I’ve got a large .csv file (5GB) from UK land registry. I need to find all real estate that has been bought/sold two or more times.

Each row of the table looks like this:

{F887F88E-7D15-4415-804E-52EAC2F10958},"70000","1995-07-07 00:00","MK15 9HP","D","N","F","31","","ALDRICH DRIVE","WILLEN","MILTON KEYNES","MILTON KEYNES","MILTON KEYNES","A","A"

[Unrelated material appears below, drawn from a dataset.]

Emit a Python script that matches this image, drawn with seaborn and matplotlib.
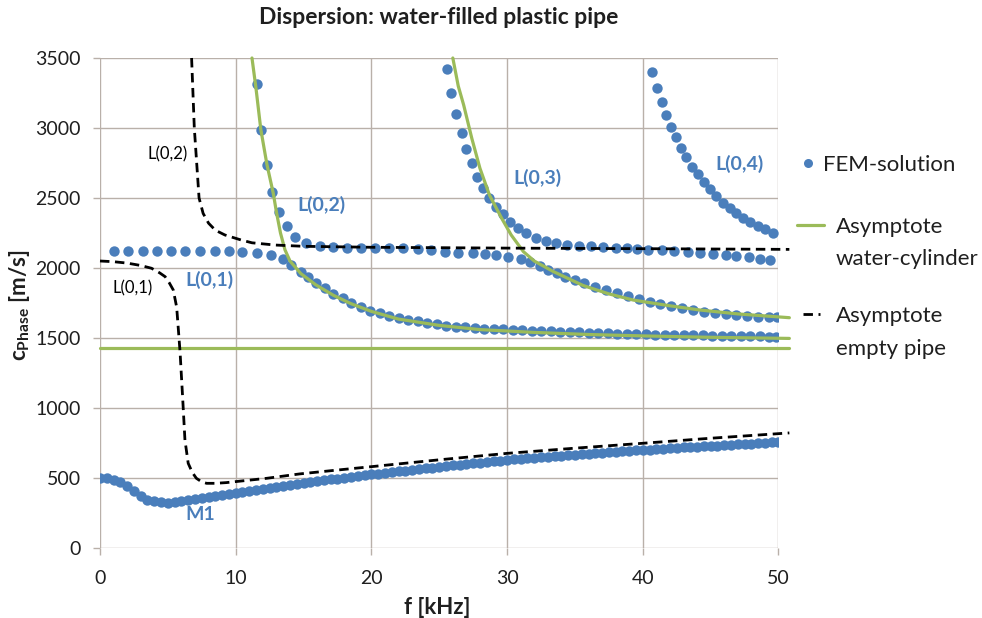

I’ve never used pandas or any data science library. So far I’ve come up with this plan:

  1. Load the .csv file and add headers and column names

  2. Drop unnecessary columns

  3. Create hashmap of edited df and find duplicates

  4. Export duplicates to a new .csv file

  5. From my research I found that pandas are bad with very big files so I used dask

df = dd.read_csv('pp-complete.csv', header=None, dtype={7: 'object', 8: 'object'}).astype(str)
df.columns = ['ID', 'Price', 'Date', 'ZIP', 'PropType', 'Old/new', 'Duration', 'Padress', 'Sadress', 'Str', 'Locality', 'Town', 'District', 'County', 'PPDType', 'Rec_Stat']
df.head()
  1. After I tried to delete unnecessary columns
df.drop('ID', axis=1).head()

also tried

indexes_to_remove = [0, 1, 2, 3, 4, 5, 6, 7, 14, 15, 16]
for index in indexes_to_remove:
    df.drop(df.index[index], axis=1)

Nothing worked.

The task is to show the property that has been bought/sold two or more times. I decided to use only address columns because every other column’s data isn’t consistent (ID – is unique code of transaction, Date, type of offer etc.)

I need to do this task with minimum memory and CPU usage that’s why I went with hashmap.

I don’t know if there’s another method to do this easier or more efficient.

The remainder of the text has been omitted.